# **Principal Component Regression**

https://scikit-learn.org/stable/auto_examples/cross_decomposition/ </br>
https://www.geeksforgeeks.org/principal-component-regression-pcr/ </br>
https://www.xlstat.com/en/solutions/features/principal-component-regression </br>
https://www.youtube.com/watch?v=SWfucxnOF8c

# **Principal component regression** *a statistical technique for regression analysis that is used to reduce the dimensionality of a dataset by projecting it onto a lower-dimensional subspace. This is done by finding a set of orthogonal (i.e., uncorrelated) linear combinations of the original variables, called principal components, that capture the most variance in the data. The principal components are used as predictors in the regression model, instead of the original variables.*

Note: An alternative to multiple linear regression, especially when the number of variables is large or when the variables are correlated

In [1]:
#Import libraries / modules

from sklearn.datasets import load_diabetes
from sklearn.decomposition import PCA
from sklearn.linear_model import LinearRegression
from sklearn.metrics import mean_absolute_error, mean_squared_error
from sklearn.preprocessing import StandardScaler
import numpy as np
from sklearn.pipeline import Pipeline

In [2]:
X, y = load_diabetes(return_X_y=True)
X.shape

(442, 10)

- *Reduce the dimensionality* of the original dataset by half that is from 10-dimensional data to 5-dimensional data.
- A *pipeline* with PCA and linear regression: A pipeline is created that consists of two steps: PCA and linear regression.
- The *PCA step* is initialised with the n_components parameter set to 6, which means that only the first six principal components will be kept.
- The *linear regression step* is initialised with the default parameters.

In [3]:
# Create a pipeline with PCA and linear regression
pca = PCA(n_components=5)

In [4]:
# Keep only the first six principal components
reg = LinearRegression()

pipeline = Pipeline(steps=[('standardscaler', StandardScaler()),
                          ('pca', pca),
                           ('reg', reg)])

In [5]:
# Fit the pipeline to the data
pipeline.fit(X, y)

In [6]:
# Predict the labels for the data
y_pred = pipeline.predict(X)

In [7]:
# Compute the evaluation metrics
mae = mean_absolute_error(y, y_pred)
mse = mean_squared_error(y, y_pred)
rmse = np.sqrt(mse)
r2 = pipeline.score(X, y)

In [8]:
# Print the number of features before and after PCR
print(f'Number of features before PCR: {X.shape[1]}')
print(f'Number of features after PCR: {pca.n_components_}')

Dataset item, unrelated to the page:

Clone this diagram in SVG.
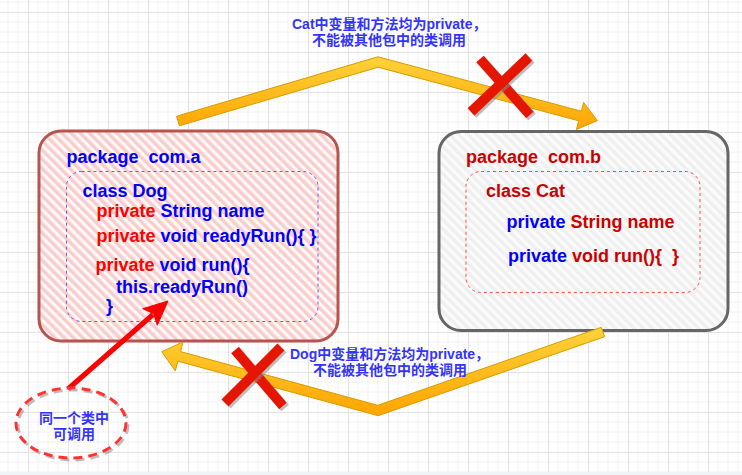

Number of features before PCR: 10
Number of features after PCR: 5


In [9]:
# Print the evaluation metrics
print(f'MAE: {mae:.2f}') #Mean Absolute Error
print(f'MSE: {mse:.2f}') #Mean Squared Error
print(f'RMSE: {rmse:.2f}') #Root Mean Squared Error
print(f'R^2: {r2:.2f}') #R-squared value

MAE: 44.30
MSE: 2962.70
RMSE: 54.43
R^2: 0.50